Perhaps the Heat can be the NBA’s first true dynasty since the Spurs and Lakers earlier in this century. With Dwyane Wade healthy heading into this season and Chris Bosh finally sure of himself and his role as the third wheel on the team, there’s no telling how much better the Heat can get and how many more rings they can collect.

There’s just one problem: this is not Jordan’s NBA.

When Jordan began his meteoric rise to the top of basketball’s Mount Rushmore, certain things fell into place. Magic Johnson and Larry Bird were on the wrong side of 30 and their star-powered teams were shells of what they used to be. Some of Isiah Thomas’ key sidekicks on the infamous “Bad Boys” team in Detroit (Dumars, Laimbeer, Mahorn, Aguirre) were getting old. Great players like Patrick Ewing, Charles Barkley and David Robinson did not have the sheer scoring ability that Jordan did, and also did not have the sidekicks he did. In other words, Jordan entered his prime right as the rest of the NBA entered a transitional period that would see the style of the game change. When Jordan already had three titles under his belt, came back to the NBA and began his quest for more, the only real threat to his Bulls were the Utah Jazz who bowed to “his Airness” in the 1997 and 1998 NBA Finals.

To be clear, none of that is to say that Jordan had it easy, or that he doesn’t deserve every one of the accolades he has received as a player. Jordan is arguably the most clutch player of all time and his accomplishments speak for themselves. However, with all of those listed factors in mind, consider what James has to deal with as he begins his mission to collect more trophies.

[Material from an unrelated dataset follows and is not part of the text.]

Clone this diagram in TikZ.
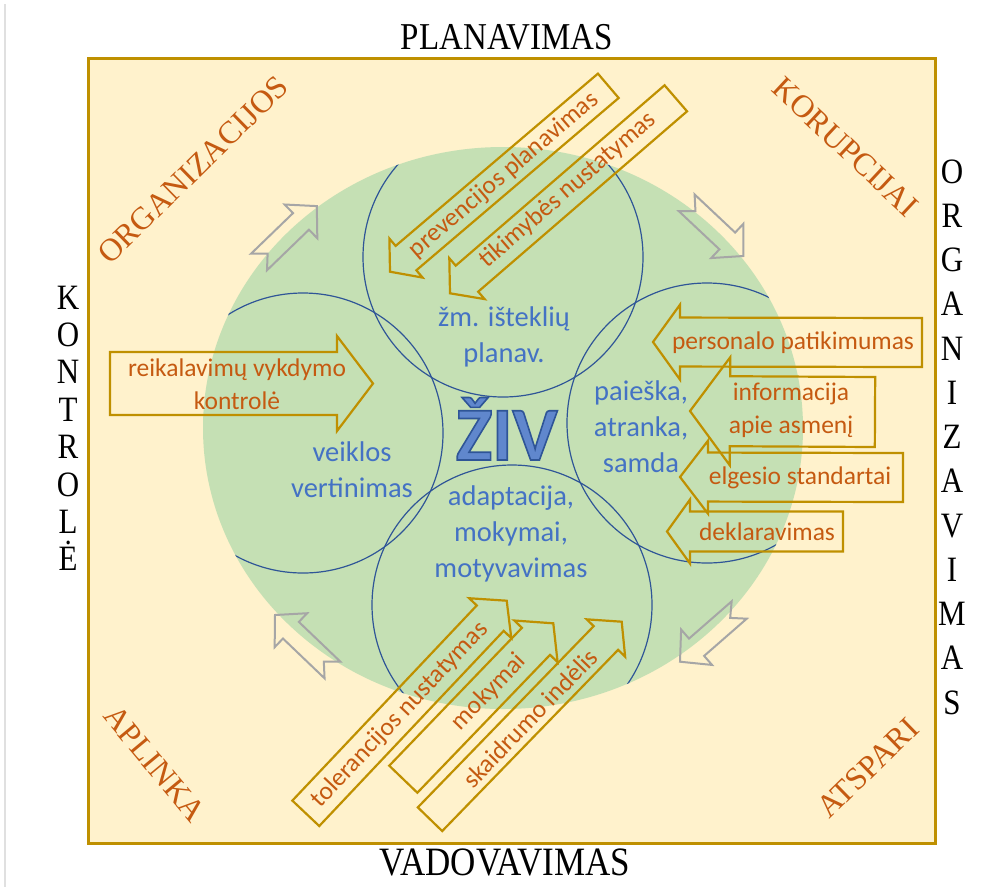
\documentclass[tikz,border=0pt]{standalone}
\usepackage{fontspec}
\setmainfont{Liberation Serif}
\newfontfamily\calfont{Carlito}
\usetikzlibrary{calc}

\definecolor{paper}{HTML}{FFF2CC}
\definecolor{gold}{HTML}{BF9000}
\definecolor{leaf}{HTML}{C5E0B4}
\definecolor{ring}{HTML}{2F5597}
\definecolor{ivblue}{HTML}{4472C4}
\definecolor{rust}{HTML}{C55A11}
\definecolor{hint}{HTML}{A6A6A6}

% outlined glyphs: fill in the current colour, stroke in ring blue
\newcommand{\rimtext}[1]{%
  \special{pdf:literal direct 2 Tr 1.6 w 0.184 0.333 0.592 RG}#1\special{pdf:literal direct 0 Tr}}
\newcommand{\tallcaps}[1]{\scalebox{1}[1.15]{#1}}

\tikzset{
  frame/.style={draw=gold, line width=3pt, fill=paper},
  ringline/.style={draw=ring, line width=1.2pt},
  goldarrow/.style={draw=gold, line width=2.2pt, line join=miter},
  grayarrow/.style={draw=hint, line width=2pt, line join=miter},
  areatext/.style={text=ivblue, font=\calfont\fontsize{28.5}{36}\selectfont, align=center, inner sep=0pt},
  arrowtext/.style={text=rust, font=\calfont\fontsize{25.5}{33}\selectfont, align=center, inner sep=0pt},
  corner/.style={text=rust, font=\fontsize{32}{32}\selectfont, inner sep=0pt},
  side/.style={text=black, font=\fontsize{31}{31}\selectfont, inner sep=0pt},
  bigword/.style={font=\calfont\bfseries\fontsize{76}{76}\selectfont, inner sep=0pt, anchor=base},
}

% block arrow: [style]{tail centre}{tip}{shaft half width}{head half width}{head length}
\newcommand{\blockarrow}[6][goldarrow]{%
  \coordinate (ba-t) at #2;
  \coordinate (ba-p) at #3;
  \coordinate (ba-b) at ($(ba-p)!#6!(ba-t)$);
  \draw[#1] ($(ba-t)!#4!90:(ba-p)$) -- ($(ba-b)!#4!90:(ba-p)$)
    -- ($(ba-b)!#5!90:(ba-p)$) -- (ba-p) -- ($(ba-b)!#5!-90:(ba-p)$)
    -- ($(ba-b)!#4!-90:(ba-p)$) -- ($(ba-t)!#4!-90:(ba-p)$) -- cycle;
}
% notched arrow: {tail centre}{tip}
\newcommand{\notcharrow}[2]{%
  \coordinate (na-t) at #1;
  \coordinate (na-p) at #2;
  \coordinate (na-b) at ($(na-p)!22pt!(na-t)$);
  \draw[grayarrow] ($(na-t)!11.5pt!90:(na-p)$) -- ($(na-b)!11.5pt!90:(na-p)$)
    -- ($(na-b)!23.5pt!90:(na-p)$) -- (na-p) -- ($(na-b)!23.5pt!-90:(na-p)$)
    -- ($(na-b)!11.5pt!-90:(na-p)$) -- ($(na-t)!11.5pt!-90:(na-p)$)
    -- ($(na-t)!12pt!(na-p)$) -- cycle;
}

\begin{document}
\begin{tikzpicture}[x=1pt, y=-1pt]
\useasboundingbox (0,0) rectangle (1000,887);
\fill[white] (0,0) rectangle (1000,887);
\draw[black!12, line width=1.2pt] (5,4) -- (5,887);

% frame and central field
\draw[frame] (88,58) rectangle (935,843);
\fill[leaf] (503,428) ellipse [x radius=300, y radius=281];

% four overlapping rings, kept inside the field
\begin{scope}
  \clip (503,428) ellipse [x radius=300, y radius=281];
  \draw[ringline] (503,257) circle [radius=140];
  \draw[ringline] (512,605) circle [radius=140];
  \draw[ringline] (303,433) circle [radius=140];
  \draw[ringline] (707,423) circle [radius=140];
\end{scope}

% area labels
\node[areatext] (a-top) at (504,337) {žm. išteklių\\planav.};
\node[areatext] (a-right) at (641,427) {paieška,\\atranka,\\samda};
\node[areatext] (a-left) at (352,470) {veiklos\\vertinimas};
\node[areatext] (a-bot) at (511,534) {adaptacija,\\mokymai,\\motyvavimas};

% central word
\node[bigword, text=ivblue!85!white] (ziv) at (506.7,460) {\rimtext{ŽIV}};

% grey cycle arrows
\notcharrow{(259,262)}{(316.8,206.1)}
\notcharrow{(686.7,202.8)}{(743.3,256)}
\notcharrow{(739.2,610)}{(680,661.7)}
\notcharrow{(332.5,670)}{(275,615)}

% golden block arrows
\blockarrow{(110,383.5)}{(373,383.5)}{31.5pt}{47.5pt}{36pt}
\blockarrow{(922,342.5)}{(653,342)}{24.5pt}{37.5pt}{27pt}
\blockarrow{(875,412)}{(690,411)}{35pt}{54pt}{40pt}
\blockarrow{(903,477.5)}{(680,477)}{24.5pt}{36.5pt}{28pt}
\blockarrow{(843,531.5)}{(667,531.5)}{20pt}{32pt}{23pt}
\blockarrow{(608.3,85.8)}{(390,271.7)}{16pt}{25.6pt}{21pt}
\blockarrow{(675.8,98.3)}{(450,293.3)}{17.2pt}{27pt}{22.4pt}
\blockarrow{(305.8,813.3)}{(506.7,600.7)}{18.5pt}{29pt}{24pt}
\blockarrow{(403.3,779.2)}{(553.3,623.3)}{19.5pt}{30pt}{25pt}
\blockarrow{(430,819.2)}{(621.7,621.7)}{17pt}{26.8pt}{22.7pt}

% arrow labels
\node[arrowtext] (t-reik) at (237,384) {reikalavimų vykdymo\\kontrolė};
\node[arrowtext] (t-pers) at (793,343) {personalo patikimumas};
\node[arrowtext] (t-info) at (791,410) {informacija\\apie asmenį};
\node[arrowtext] (t-elg) at (800,478) {elgesio standartai};
\node[arrowtext] (t-dekl) at (767,532) {deklaravimas};
\node[arrowtext, rotate=40.5] (t-prev) at (504,175) {prevencijos planavimas};
\node[arrowtext, rotate=40.7] (t-tik) at (568,190) {tikimybės nustatymas};
\node[arrowtext, rotate=46.6] (t-tol) at (400,715) {tolerancijos nustatymas};
\node[arrowtext, rotate=46] (t-mok) at (489,692) {mokymai};
\node[arrowtext, rotate=46] (t-ska) at (530,718) {skaidrumo indėlis};

% corner words
\node[corner, rotate=44.4] (c-org) at (193,170) {ORGANIZACIJOS};
\node[corner, rotate=-43] (c-kor) at (845.5,147) {KORUPCIJAI};
\node[corner, rotate=-50.3] (c-apl) at (155,764) {APLINKA};
\node[corner, rotate=44.4] (c-ats) at (868,768) {ATSPARI};

% words around the frame
\node[side, font=\fontsize{33}{33}\selectfont] (s-plan) at (507,37) {\tallcaps{PLANAVIMAS}};
\node[side, font=\fontsize{35}{35}\selectfont] (s-vad) at (505,862) {\tallcaps{VADOVAVIMAS}};
\foreach \c [count=\i] in {K,O,N,T,R,O,L,Ė}
  \node[side, anchor=base] (kon\i) at (68,{309+37.4*(\i-1)}) {\tallcaps{\c}};
\foreach \c [count=\i] in {O,R,G,A,N,I,Z,A,V,I,M,A,S}
  \node[side, anchor=base] (org\i) at (952,{183+44.25*(\i-1)}) {\tallcaps{\c}};
\end{tikzpicture}
\end{document}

Kevin Durant and Russell Westbrook in Oklahoma City. Kobe, Dwight Howard, Steve Nash and Pau Gasol in Los Angeles. Chris Paul, Blake Griffin and a rising young roster representing the lesser-advertised team in Los Angeles. The Brooklyn Nets and Russian owner Mikhail Prokhorov’s continued willingness to throw money at talent to build a champion. Even a young team in the Philadelphia 76ers has rising talent to possibly make them a force in years to come.

The point?

James has tough company. The NBA has evolved into a league of “super-teams.” Organizations feel that the only way they can compete is if they load up on franchise players. It started with James’ move to South Beach in 2010.

Now, as James enters the most important season of his career, a season that needs to end with another parade in Miami, he has to navigate past talented teams that he, albeit indirectly, created.

He could go down as the greatest of all-time, but he’s going to have to play at unprecedented levels to do so if the biggest measurement stick is Jordan’s six, levels that would eclipse Jordan’s playoff performances throughout the years.